Tidak dimungkiri bahwa kampanye ini berdampak secara signifikan terhadap angka kelahiran, khususnya dalam keluarga muslim. Jika target ini tercapai, maka akan ada penurunan jumlah generasi muslim yang lahir, yang secara tidak langsung berpotensi melemahkan kekuatan demografis umat Islam.
Di sinilah kita perlu waspada, apakah kebijakan ini benar-benar untuk melindungi anak, ataukah ada agenda tersembunyi untuk mengendalikan populasi umat Islam?
Islam, sebagai agama rahmatan lil ‘alamiin, menjaga kesejahteraan manusia secara keseluruhan di tiap aspek kehidupan. Islam memiliki aturan yang jelas dan komprehensif terkait pernikahan.
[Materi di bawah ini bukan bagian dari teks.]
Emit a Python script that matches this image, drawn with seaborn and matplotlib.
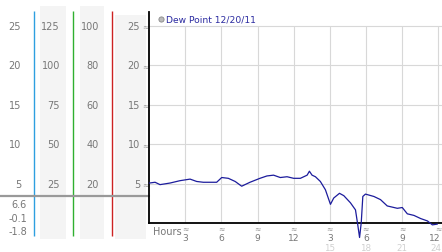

Di antaranya, menurut syariat, usia baligh menandakan kesiapan fisik dan mental seseorang untuk menikah, bukan hanya sekadar angka.
Oleh karena itu, pengaturan usia minimum untuk menikah yang didasarkan pada standar Barat, tanpa mempertimbangkan aspek syariah, bisa jadi justru bertentangan dengan ajaran Islam.
Negara yang menerapkan Islam secara kaffah tentu akan menjamin terlaksananya aturan-aturan yang sesuai dengan syariat Allah. Dalam sistem Islam, berbagai masalah yang timbul akibat penerapan sistem sekuler kapitalisme, seperti pergaulan bebas, pornografi, dan dampak buruk lainnya, dapat diatasi dengan penegakan hukum Islam yang tegas.
Sistem ekonomi Islam juga akan menjamin kesejahteraan rakyat sehingga keluarga-keluarga Muslim bisa hidup dengan sejahtera.
Di samping itu, media Islam akan memperkuat kepribadian generasi muda, menjauhkan mereka dari arus hedonisme dan liberalisme yang merusak.
Oleh karena itu, daripada hanya fokus pada pencegahan pernikahan anak, pemerintah seharusnya lebih serius dalam menangani akar masalah yang sesungguhnya, yaitu derasnya arus liberalisasi dan degradasi moral yang menyerang generasi muda.
Edukasi yang menekankan pentingnya menjaga kehormatan diri dan menghindari pergaulan bebas jauh lebih bermanfaat daripada sekadar melarang pernikahan dini yang sebenarnya menurut kategori bukan lagi termasuk anak-anak dan pernikahan mereka sah menurut syariat.